The incubation centre of Indian Institute of Technology (IIT), Patna, is set to enrol its first batch of students for its two-year incubation programme focused on business ventures in electronics system design and manufacturing and medical electronics. Students with innovative ideas to launch start-ups would be selected for this programme.
A maximum of 20 such students would be selected for the programme and they need to have an engineering degree. A team of experts will screen their ideas.
The centre will work to develop low-cost versions of X-ray machines, computed tomography machines, heart-lung machines, MRI machines, pacemaker, robotic arms and other expensive medical instrument.
Interested candidates, who are known as incubi, will provide support for their start-ups for idea validation, product development, building and testing prototypes.
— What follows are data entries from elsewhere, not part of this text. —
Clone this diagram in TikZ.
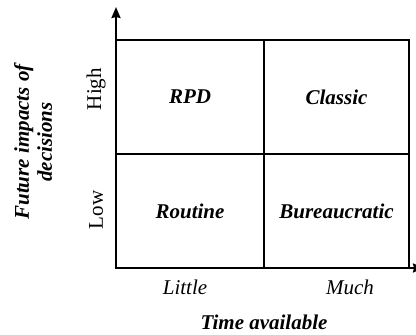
\documentclass[tikz,border=0pt]{standalone}
\usepackage{fontspec}
\setmainfont{Liberation Serif}
\usetikzlibrary{arrows.meta}
\begin{document}
\begin{tikzpicture}[x=1pt,y=-1pt,
  cell/.style={draw,line width=2pt,minimum width=#1,minimum height=114pt,inner sep=0pt,
    font=\fontsize{21}{24}\selectfont\bfseries\itshape},
  lvl/.style={font=\fontsize{21}{24}\selectfont,rotate=90},
  tick/.style={font=\fontsize{21}{24}\selectfont\itshape},
  axtitle/.style={font=\fontsize{21}{23}\selectfont\bfseries\itshape,align=center},
  axis/.style={line width=2pt,-{Stealth[length=11pt,width=9pt,inset=1pt]}}]
\useasboundingbox (0,0) rectangle (416,335);
\node[cell=148pt] (rpd) at (190,97) {RPD};
\node[cell=145pt] (classic) at (336.5,97) {Classic};
\node[cell=148pt] (routine) at (190,211) {Routine};
\node[cell=145pt] (bureau) at (336.5,211) {Bureaucratic};
\coordinate (origin) at (116,268);
\coordinate (ytip) at (116,7);
\coordinate (xtip) at (424,268);
\draw[axis] (origin) -- (ytip);
\draw[axis] (origin) -- (xtip);
\node[lvl] (high) at (96,89) {High};
\node[lvl] (low) at (96,210) {Low};
\node[tick] (little) at (185,287) {Little};
\node[tick] (much) at (350,287) {Much};
\node[axtitle] (xtitle) at (264,322) {Time available};
\node[axtitle,rotate=90] (ytitle) at (33,142) {Future impacts of\\decisions};
\end{tikzpicture}
\end{document}
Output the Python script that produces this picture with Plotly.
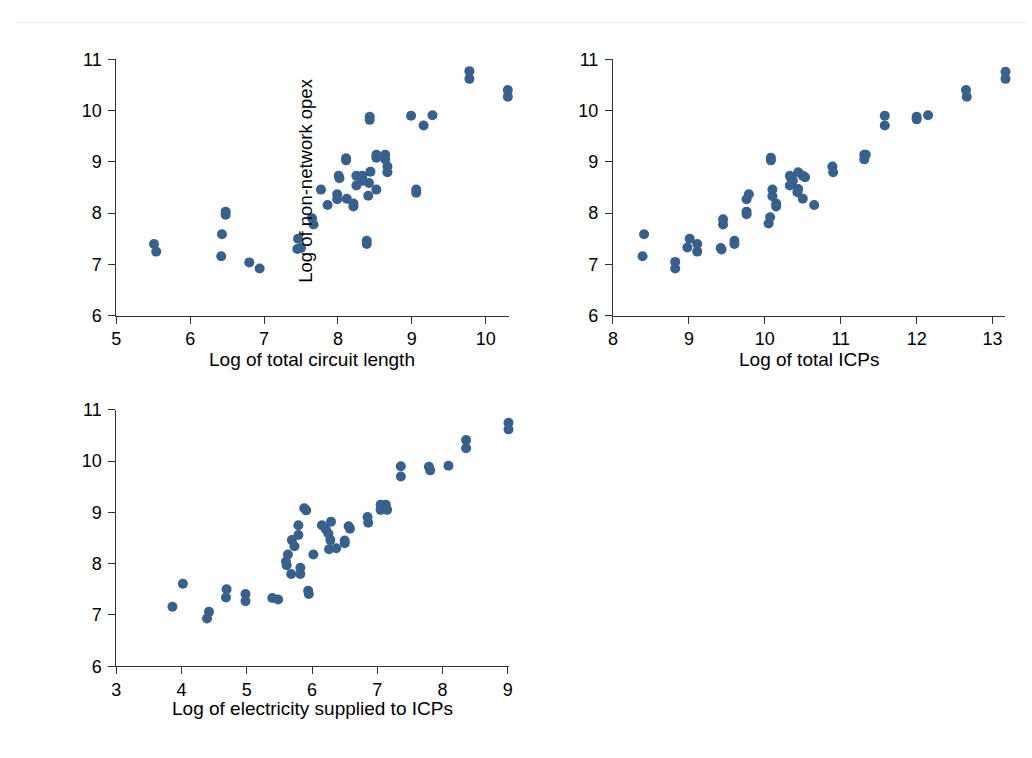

Experienced teams, in addition to mentors and academia from across the industry and academia, will guide these start-ups.
Llewelyn D'Sa, a final-year MTech student from IIT-Patna, said: "The idea is to promote new innovations in the field of medical electronics, which can be cost-effective and even user friendly to people."
Llewelyn, who is working on prosthesis (an artificial device that replaces a missing body part which may be lost through trauma, disease or congenital conditions), said: "My idea is to develop a robotic arm at low cost."
He said those using existing variants of robotic arms take around six months to get accustomed to its uses, whereas his innovation would help them in achieving the comfort level of use in a month. "Icing on the cake would be lower cost of my product," he added.
IIT-Patna director Pushpak Bhattacharyya said: "The centre aims to address the quality gap in healthcare. The vision of the incubation centre is to identify, nurture and translate technology ideas and innovation in electronics system design and manufacturing and medical electronics with a focus on medical electronics."
IIT-Patna has invited applications from potential incubi for the centre. The application must have a business plan highlighting the invocations, funding requirements, capital structure and other details.
Prime Minister Narendra Modi inaugurated the incubation centre last year. A sum of Rs 47 crore would be spent over five years for running the centre of which the centre will pump Rs 22 crore and the remaining funds would come from the state.
Aditya Nataraja, the manager of the incubation centre, said: "Qualified people from academia and industries will assist the centre. AIIMS-Delhi associate professor Prashant Jha, who has an MBBS and bio-medical engineering degree from IIT-Kanpur, will be one of the members at the centre. He and other members will assess the ideas before they are conceptualised."
The centre will offer candidates world-class research and development facilities and guidance by Angel Investors for business mentoring.
Abhishek Singh, the general secretary of Bihar Entrepreneurs' Association, said: "It is good that IIT-Patna is focusing on medical incubation, but the success of the incubation centre will depend on three parameters - the number of ideas received, the feasibility of idea and marketability of the products."